Ottawa, Ontario, Canada
October 17, 2012
Today the Standing Committee on Finance was urged to sustain the momentum of Canada’s canola industry by supporting strategic investments and policy direction in three priority areas – research, market development and market access.
Canola Council of Canada (CCC) President Patti Miller explained to the committee the importance of addressing all three of these industry priorities in Agriculture and Agri-Food Canada’s (AAFC) Growing Forward II -- the next national policy framework for agriculture, agri-food and agri-products.
“Certainly, we need research to help us continually improve the productivity of the crop and the quality of our products and, in concert with the federal government, the Canola Council is leading in research and innovation – but a resilient crop and superior products do us little good if doors to global markets are closed,” says Miller.
“About 85 per cent of Canadian canola is exported. That means we need to open the doors to new markets and we need to keep them open. Without those markets, the growth of one of Canada’s most promising agricultural sector could be interrupted.”
Canola in the past two years today has put more money into farmer’s pockets than any other crop, and the industry generates more than $15.4 billion in economic activity and 228,000 Canadian jobs.
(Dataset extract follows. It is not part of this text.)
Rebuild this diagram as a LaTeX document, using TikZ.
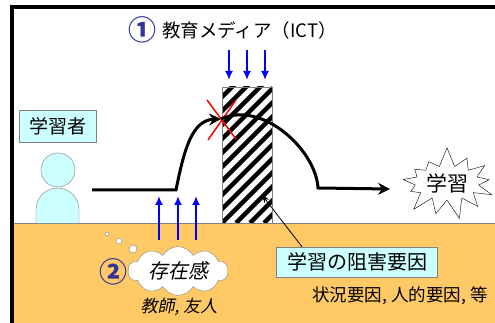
\documentclass[tikz,border=0pt]{standalone}
\usepackage{fontspec}
\setmainfont{Noto Sans CJK JP}
\newfontfamily\slantjp[FakeSlant=0.2]{Noto Sans CJK JP}
\usetikzlibrary{arrows.meta,positioning,shapes.symbols}
\definecolor{ground}{HTML}{FFC966}
\definecolor{palecyan}{HTML}{CCFFFF}
\definecolor{navy}{HTML}{333399}

\begin{document}
\begin{tikzpicture}[x=1pt,y=-1pt,
  cyanbox/.style={draw=gray, fill=palecyan, inner sep=2pt},
  pushup/.style={blue, line width=2pt, -{Latex[length=9pt,width=8pt]}},
  path/.style={line width=3pt, -{Stealth[length=12pt,width=12pt,inset=4pt]}}]
\useasboundingbox (0,0) rectangle (495,323);

% Ground and frame
\fill[ground] (12,223) rectangle (495,323);
\draw[gray] (12,223) -- (495,223);
\draw[line width=4pt] (12,323) -- (12,7) -- (495,7);

% Media from above
\node[text=navy, font=\bfseries\fontsize{28}{28}\selectfont] (one) at (142,30) {①};
\node[right=-1pt of one, font=\fontsize{18.5}{18.5}\selectfont] (media) {教育メディア（ICT）};
\foreach \x in {229,247,265}
  \draw[pushup] (\x,50) -- (\x,80);

% Hatched wall
\begin{scope}
\clip (222,87) rectangle (272,223);
\fill[white] (222,87) rectangle (272,223);
\foreach \s in {-154,-140,...,60}
  \draw[line width=4.5pt] (222+\s,223) -- ++(170,-170);
\end{scope}
\draw[gray] (222,87) rectangle (272,223);

% Learner
\node[cyanbox, minimum width=77pt, minimum height=32pt, font=\fontsize{19}{19}\selectfont] (learner) at (58,126) {学習者};
\draw[gray, fill=palecyan] (58,170) circle (17);
\draw[gray, fill=palecyan] (36,223) -- (36,209.5) arc (180:360:21.5) -- (79,223);

% Learning path
\coordinate (start) at (92,190);
\coordinate (foot) at (176,190);
\coordinate (block) at (221,119);
\coordinate (drop) at (318,188);
\draw[path] (start) -- (foot) .. controls (184,150) and (192,120) .. (block);
\draw[red, line width=1.5pt] (block) ++(-14,-19) -- ++(29,39);
\draw[red, line width=1.5pt] (block) ++(15,-19) -- ++(-28,40);
\draw[path] (block) .. controls (262,100) and (316,150) .. (drop) -- (390,189);

% Learning achieved
\node[starburst, random starburst=7, starburst points=13, starburst point height=20pt,
  draw, fill=white, minimum width=104pt, minimum height=74pt, inner sep=0pt,
  font=\fontsize{21}{21}\selectfont] (learn) at (447,183) {学習};

% Support from below
\foreach \x in {159,178,196}
  \draw[pushup] (\x,240) -- (\x,196);
\draw[gray, fill=white] (107,234) circle (2);
\draw[gray, fill=white] (119,241) circle (3);
\draw[gray, fill=white] (133,249) circle (4);
\node[cloud, cloud puffs=10, cloud puff arc=120, aspect=2.4, draw=gray, fill=white, inner sep=0pt,
  minimum width=100pt, minimum height=42pt,
  font=\slantjp\fontsize{20}{20}\selectfont] (presence) at (178,271) {存在感};
\node[text=navy, font=\bfseries\fontsize{28}{28}\selectfont] (two) at (113,272) {②};
\node[font=\slantjp\fontsize{17}{17}\selectfont] (people) at (179,307) {教師, 友人};

% Hindrance
\node[cyanbox, minimum width=161pt, minimum height=30pt, font=\fontsize{20}{20}\selectfont] (hinder) at (357,262) {学習の阻害要因};
\coordinate (wall) at (262,195);
\draw[thick, -{Stealth[length=8pt,width=6pt]}] ([xshift=-55pt]hinder.north) -- (wall);
\node[font=\fontsize{17.5}{17.5}\selectfont] (factors) at (400,296) {状況要因, 人的要因, 等};
\end{tikzpicture}
\end{document}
“Market Access, promotion and innovation are the key pillars of growth for canola and we are pleased that Agriculture and Agri-Food Canada is pursuing these directions in Growing Forward II,” said Miller. “This leads directly to increased economic growth and jobs in Canada’s canola sector.”
But Miller says the industry and government must remain vigilant about trade barriers that could cause the industry to stumble.
The CCC is currently managing the federally-funded Canola Market Access Plan (CMAP), a $9 million program over five years aimed at addressing trade issues by building greater understanding and stronger relationships in key markets.
So far CMAP has resulted in $1.6 billion in new and maintained canola exports. The program expires in December 2013. Miller called for continued government commitment to market access initiatives under Growing Forward II.
“Trade barriers are a constant threat to our industry, so we need a sustained, proactive approach to keep borders open,” Miller said. “We need to continue to address these issues before they happen, through constant attention and education.”
Equally important, says Miller, are the two successful federally-supported programs under the original Growing Forward – a research partnership called the Canola/Flax Agri-Science Cluster, and the AgriMarketing Program.
Miller points out that Science Cluster research is already providing the industry with new knowledge that will help to increase productivity, environmental stewardship and profitability.
“We’ve come so far in just a few decades, and there is so much more we can do. With the continued commitment of the federal government to our industry, we can continue to transform that market potential into jobs and wealth for Canadians.”